6) There is nothing to be nervous about.

Many adults would be terrified to go up infront of 100 strangers to speak, not to mention to go up and perform a play that they had written themselves, dressed as a tiger …

My son was totally oblivious to the idea of being nervous. I was biting my tongue after the performance as my adult brain wanted to ask him: “So, were you nervous?!” but luckily my fathering brain stopped those words from coming out of my mouth. There is no need to start putting the idea of being nervous into his clean and innocent mind.

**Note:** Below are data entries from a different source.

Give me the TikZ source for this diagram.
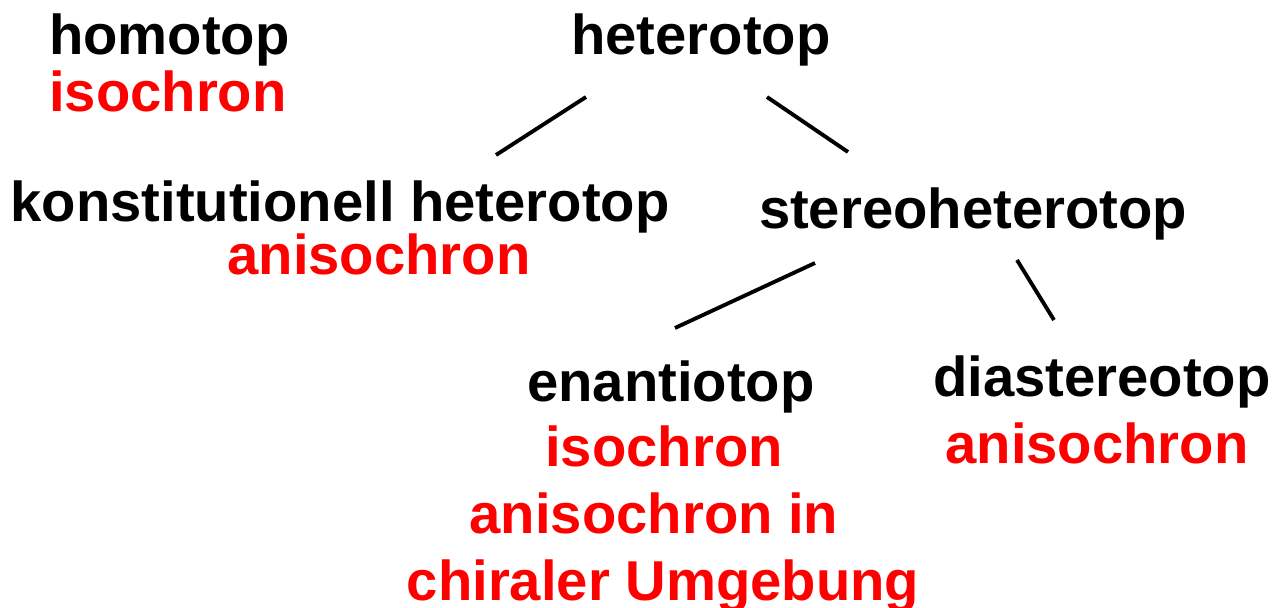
\documentclass[tikz,border=0pt]{standalone}
\usepackage{fontspec}
\setmainfont{Liberation Sans}
\usetikzlibrary{positioning}
\definecolor{isored}{RGB}{255,0,0}

\begin{document}
\begin{tikzpicture}[x=0.02cm,y=-0.02cm,
   topo/.style={anchor=base,font=\fontsize{32}{38}\selectfont\bfseries},
   nmr/.style={topo,text=isored},
   link/.style={line width=2.2pt}]
   \useasboundingbox (0,0) rectangle (1276,608);
   % top row
   \node[topo,anchor=base west] (homo)     at (43,55)   {homotop};
   \node[nmr,anchor=base west] (homo_iso)  at (43,112)  {isochron};
   \node[topo] (het)      at (701,55)  {heterotop};
   % second row
   \node[topo] (konst)    at (340,222) {konstitutionell heterotop};
   \node[nmr] (konst_an)  at (379,275) {anisochron};
   \node[topo] (stereo)   at (973,229) {stereoheterotop};
   % third row
   \node[topo] (enant)    at (671,401) {enantiotop};
   \node[nmr] (enant_iso) at (664,466) {isochron};
   \node[nmr] (enant_an)  at (654,533) {anisochron in};
   \node[nmr] (enant_ch)  at (663,600) {chiraler Umgebung};
   \node[topo] (dia)      at (1102,397) {diastereotop};
   \node[nmr] (dia_an)    at (1097,463) {anisochron};
   % line ends
   \coordinate (het_l)    at (586,97);
   \coordinate (het_r)    at (767,97);
   \coordinate (konst_t)  at (496,155);
   \coordinate (stereo_t) at (848,152);
   \coordinate (stereo_l) at (815,263);
   \coordinate (stereo_r) at (1017,260);
   \coordinate (enant_t)  at (675,328);
   \coordinate (dia_t)    at (1054,320);
   \draw[link] (het_l) -- (konst_t);
   \draw[link] (het_r) -- (stereo_t);
   \draw[link] (stereo_l) -- (enant_t);
   \draw[link] (stereo_r) -- (dia_t);
\end{tikzpicture}
\end{document}
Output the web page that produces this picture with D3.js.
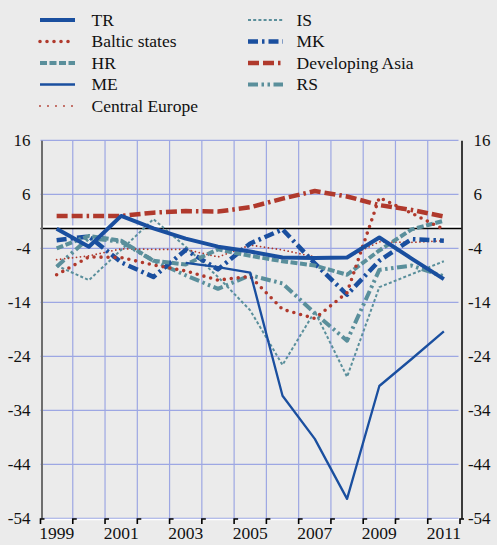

The sad thing is that many adults will get stressed out with angry butterflies in their stomachs for delivering a speech. Stage fright is real and many people suffer from it, but we should all be inspired by those kids on the stage and realise that there really isn’t anything to be nervous about. Go up there and deliver your speech.

Those were some of the lessons my son thought me today.

I must also add that I just love that he goes to a school – International School of Singapore – where they encourage kids as young as six to go up and present and perform at such a young age. These kids are already getting exposure to and experience of the nobel art of delivering a message – one of the most important life skills there are.

Watching the kids perform I was reminded of how, when I was six years old, my father, who was teacher and a part-time musician would bring me and my brother up on stage at his band’s concerts and have us sing a song or two with the band. The ladies in the audience loved the cute kids singing – and we liked how they would bring us small presents like a soft drink or some candy as “tips”. And I understand now that those childhood mini-concerts instilled in me a sense of confidence and a feeling of being comfortable communicating to big groups of people.

Forty and some years later that skill is now taking me around the world to speak. And that is a joy and a privilege – but still that means nothing compared to the joy and privilege of taking the day off to go and see my son perform.